The average weight of the students in four sections A, B, C and D is 55 kg.…
2024
The average weight of the students in four sections A, B, C and D is 55 kg. The average weights of the students of sections A, B, C and D are 45 kg, 40 kg, 75 kg and 85 kg respectively. If the average weight of the students of sections A and D together is 65 kg and that of B and D together is 55 kg, then what is the ratio of the number of students in A and C?
- A.
5 : 1
- B.
6 : 1
- C.
2 : 1
- D.
8 : 1
Attempted by 3 students.
Show answer & explanation
Correct answer: C
Concept: For two groups combined into one, if each group has its own average and the combined group has a known overall average, the ratio of the group sizes is fixed by the alligation (weighted-mean) rule: (group with the smaller average) : (group with the larger average) = (larger average − combined average) : (combined average − smaller average). This follows directly from the weighted-mean equation n₁a₁ + n₂a₂ = (n₁+n₂)·Aavg.
Application: Let nA, nB, nC, nD be the number of students in sections A, B, C and D, with individual average weights 45 kg, 40 kg, 75 kg and 85 kg respectively.
The overall average weight of all four sections is 55 kg, so the total weight equals 55 × (nA + nB + nC + nD).
The average weight of sections B and D together is also given as 55 kg, so their combined weight equals 55 × (nB + nD).
Subtracting the second total from the first gives the combined weight of sections A and C as 55 × (nA + nC) — so the average weight of A and C together is exactly 55 kg, the same as the overall average.
Applying the alligation rule to A (average 45 kg) and C (average 75 kg) against the 55 kg mean: nA : nC = (75 − 55) : (55 − 45) = 20 : 10 = 2 : 1.

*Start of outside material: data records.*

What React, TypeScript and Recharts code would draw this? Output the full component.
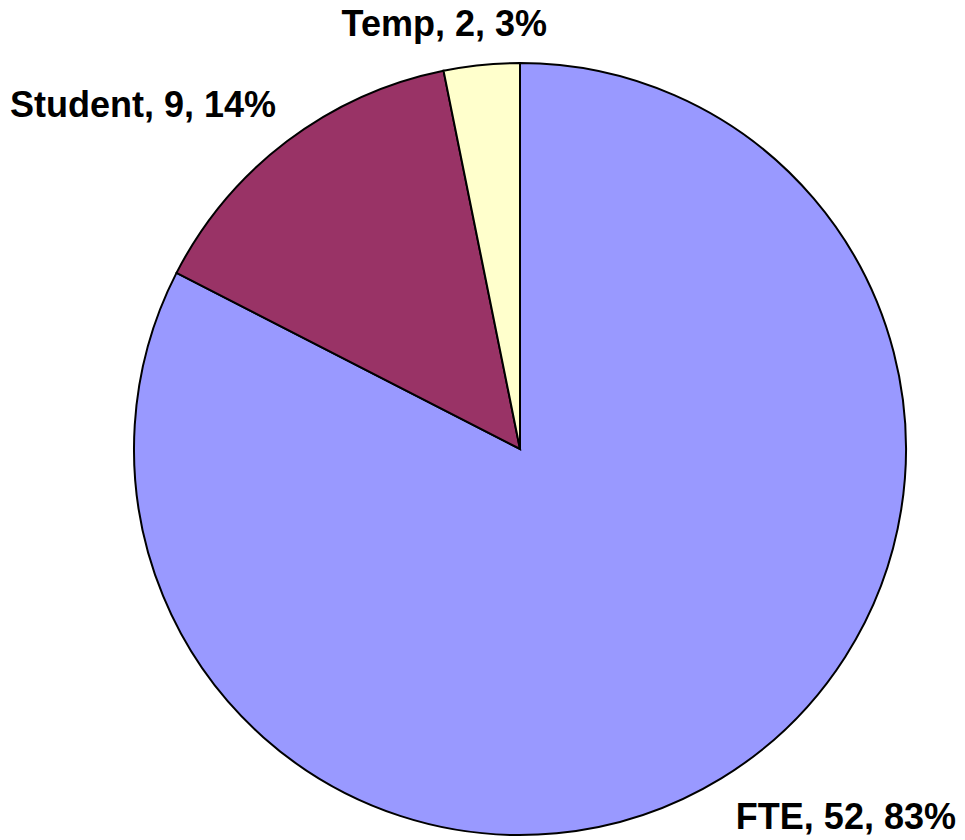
import { PieChart, Pie, Cell } from "recharts";

const categories = ["FTE", "Student", "Temp"];
const counts = [52, 9, 2];
const colors = ["#9999FF", "#993366", "#FFFFCC"];

const total = counts.reduce((a, b) => a + b, 0);
const data = categories.map((name, i) => ({ name, value: counts[i] }));

const RAD = Math.PI / 180;
const FONT_SIZE = 36;

function renderLabel(props: any) {
  const { cx, cy, midAngle, outerRadius, index } = props;
  const r = outerRadius + 28;
  const cos = Math.cos(-midAngle * RAD);
  const sin = Math.sin(-midAngle * RAD);
  const text = `${categories[index]}, ${counts[index]}, ${Math.round((counts[index] / total) * 100)}%`;
  const x0 = cx + r * cos;
  const y = cy + r * sin + (sin > 0 ? 14 : -14);
  // labels near the top/bottom slide sideways, the rest hang off the edge
  const k = Math.max(-1, Math.min(1, cos * 3.8));
  const w = text.length * FONT_SIZE * 0.46;
  let anchor = "middle";
  let x = x0 + (w / 2) * k;
  if (k >= 1) {
    anchor = "start";
    x = x0;
  } else if (k <= -1) {
    anchor = "end";
    x = x0 + 6;
  }
  return (
    <text
      x={x}
      y={y}
      textAnchor={anchor}
      dominantBaseline="central"
      fontFamily="'Liberation Sans', Arial, sans-serif"
      fontWeight="bold"
      fontSize={FONT_SIZE}
      fill="#000"
    >
      {text}
    </text>
  );
}

export default function App() {
  return (
    <div style={{ width: 957, height: 832, background: "#fff" }}>
      <style>{`svg.recharts-surface { overflow: visible; }`}</style>
      <PieChart width={957} height={832}>
        <Pie
          data={data}
          dataKey="value"
          nameKey="name"
          cx={507}
          cy={436}
          outerRadius={386}
          startAngle={90}
          endAngle={-270}
          stroke="#000"
          strokeWidth={2}
          label={renderLabel}
          labelLine={false}
          isAnimationActive={false}
        >
          {data.map((d, i) => (
            <Cell key={d.name} fill={colors[i]} />
          ))}
        </Pie>
      </PieChart>
    </div>
  );
}
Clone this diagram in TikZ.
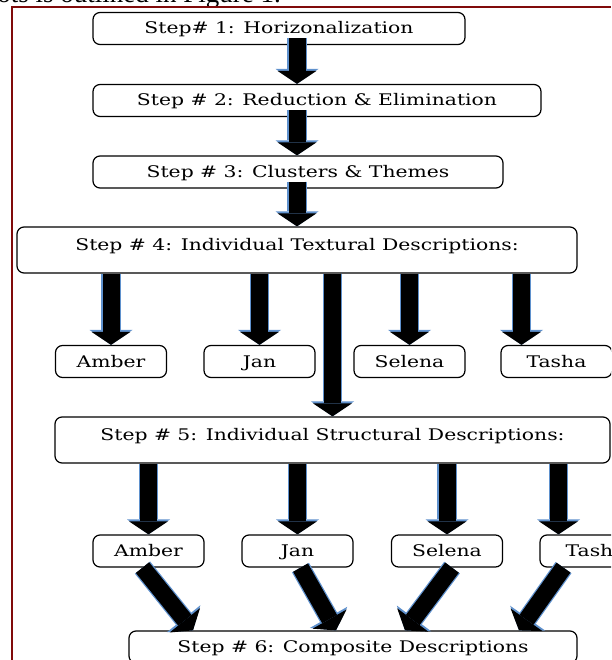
\documentclass[tikz,border=0pt]{standalone}
\usepackage{graphicx}
\usepackage{fontspec}
\setmainfont{DejaVu Serif}
\newfontfamily\capfont{Liberation Serif}
\usetikzlibrary{arrows.meta}
\definecolor{framered}{RGB}{128,10,10}
\definecolor{glow}{RGB}{95,145,205}
\newcommand{\wtext}[1]{\scalebox{1.27}[1]{#1}}
\tikzset{
  stepbox/.style={draw, line width=1.2pt, rounded corners=7pt, inner sep=0pt,
    minimum height=32pt, text height=11pt, text depth=0pt,
    font=\fontsize{16}{19}\selectfont},
  tallbox/.style={stepbox, minimum height=46pt, text height=17pt, text depth=17pt},
  namebox/.style={stepbox, minimum width=111pt},
  blk/.style={line width=17pt, -{Triangle[width=39pt,length=13pt,line width=0pt]},
    preaction={draw=glow, line width=19.5pt, -{Triangle[width=43pt,length=15pt,line width=0pt]}}}
}

\begin{document}
\begin{tikzpicture}[x=1pt,y=-1pt]
\useasboundingbox (0,0) rectangle (611,660);
\clip (0,0) rectangle (611,660);
% page around the figure
\node[anchor=base east, inner sep=0pt, font=\capfont\fontsize{27}{30}\selectfont] (cap) at (281,3) {ots is outlined in Figure 1.};
\draw[framered, line width=2pt] (12,660) -- (12,7.5) -- (611,7.5);
% steps
\node[stepbox, minimum width=372pt] (s1) at (279,28.5) {\wtext{Step\# 1: Horizonalization}};
\node[stepbox, minimum width=448pt] (s2) at (317,100.5) {\wtext{Step \# 2: Reduction \& Elimination}};
\node[stepbox, minimum width=410pt] (s3) at (298,172) {\wtext{Step \# 3: Clusters \& Themes}};
\node[tallbox, minimum width=560pt] (s4) at (297,250) {\wtext{Step \# 4: Individual Textural Descriptions:}};
\node[tallbox, minimum width=555pt] (s5) at (332.5,440) {\wtext{Step \# 5: Individual Structural Descriptions:}};
\node[stepbox, minimum width=448pt] (s6) at (353,647) {\wtext{Step \# 6: Composite Descriptions}};
% participants
\node[namebox] (amberA) at (111,361.5) {\wtext{Amber}};
\node[namebox] (janA) at (259.5,361.5) {\wtext{Jan}};
\node[namebox] (selenaA) at (409.5,361.5) {\wtext{Selena}};
\node[namebox] (tashaA) at (556.5,361.5) {\wtext{Tasha}};
\node[namebox] (amberB) at (148.5,551) {\wtext{Amber}};
\node[namebox] (janB) at (297.5,551) {\wtext{Jan}};
\node[namebox] (selenaB) at (447,551) {\wtext{Selena}};
\node[namebox] (tashaB) at (595.5,551) {\wtext{Tasha}};
% arrows
\draw[blk] ([xshift=18pt,yshift=7pt]s1.south) -- ([xshift=-20pt]s2.north);
\draw[blk] ([xshift=-20pt,yshift=7pt]s2.south) -- ([xshift=-1pt]s3.north);
\draw[blk] ([xshift=-1pt,yshift=7pt]s3.south) -- (s4.north);
\foreach \p in {amberA,janA,selenaA}
  \draw[blk] (s4.south -| \p.north) -- (\p.north);
\draw[blk] ([xshift=-35pt]tashaA.north |- s4.south) -- ([xshift=-35pt]tashaA.north);
\draw[blk] (s4.south -| s5.north) -- (s5.north);
\foreach \p in {amberB,janB,selenaB}
  \draw[blk] (s5.south -| \p.north) -- (\p.north);
\draw[blk] ([xshift=-37pt]tashaB.north |- s5.south) -- ([xshift=-37pt]tashaB.north);
\draw[blk] ([xshift=-6pt]amberB.south) -- ([xshift=-160pt]s6.north);
\draw[blk] ([xshift=3pt]janB.south) -- ([xshift=-17pt]s6.north);
\draw[blk] ([xshift=5pt]selenaB.south) -- ([xshift=52pt]s6.north);
\draw[blk] ([xshift=-32pt]tashaB.south) -- ([xshift=166pt]s6.north);
\end{tikzpicture}
\end{document}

Cross-check: The A–D and B–D averages given in the question independently confirm the same ratio when the section sizes are solved for directly.
From the A–D average of 65 kg: 45·nA + 85·nD = 65·(nA + nD), which simplifies to nD = nA.
From the B–D average of 55 kg: 40·nB + 85·nD = 55·(nB + nD), which simplifies to nB = 2·nD = 2·nA.
Substituting nD = nA and nB = 2nA into the overall-average equation 45nA + 40nB + 75nC + 85nD = 55·(nA+nB+nC+nD) gives 210nA + 75nC = 220nA + 55nC, i.e. 20nC = 10nA.
This again gives nA : nC = 2 : 1, matching the alligation result above.
So the ratio of the number of students in sections A and C is 2 : 1.